Facile determination of formal transfer potentials for hydrophilic alkali metal ions at water|ionic liquid microinterfaces

Abstract

The formal transfer potentials of hydrophilic alkali metal ions Li⁺, Na⁺, K⁺, Rb⁺, and Cs⁺ were determined at water|room temperature ionic liquid (w|RTIL) interfaces. A working curve for an interface held at the tip of a micropipette (25 μm in diameter) was developed through simulated cyclic voltammograms (CVs) via finite element analysis with Comsol Multiphysics software. This methodology takes advantage of the symmetric diffusion regime experienced at the w|RTIL micropipette interface between two immiscible electrolytic solutions (micro-ITIES) which generates peak-shaped waves in the forward and reverse scans similar to those in CVs obtained at large (centimeter scale) ITIES. Through the simulation a profile of IT was generated in order to construct the working curve from which, in conjunction with experimentally obtained CVs, the formal transfer potentials were extrapolated.

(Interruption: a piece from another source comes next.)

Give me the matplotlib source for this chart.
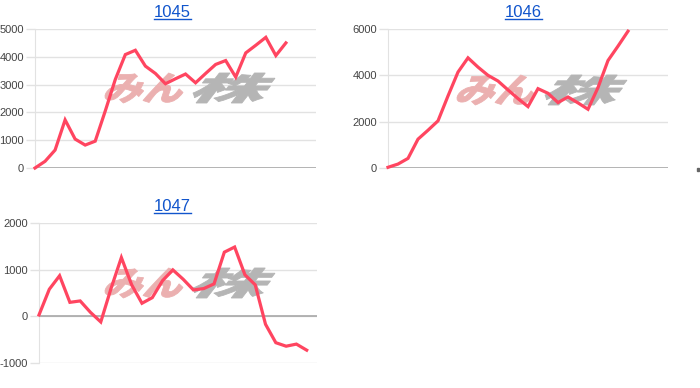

The unique characteristics of diffusion at an interface utilizing a pulled capillary make this approach possible. Additionally, within the simulation the geometry can be tailored to approximate closely the actual physical and experimental conditions. In this way the formal transfer potentials of Li⁺, Na⁺, K⁺, Rb⁺, and Cs⁺ were found to be 0.565, 0.548, 0.521, 0.531, and 518 V, respectively, at the interface between water and our extremely hydrophobic ionic liquid, trihexyltetradecylphosphonium tetrakis(pentafluorophenyl)borate. The implications of these constants towards the evaluation of metal ion extractions will also be discussed.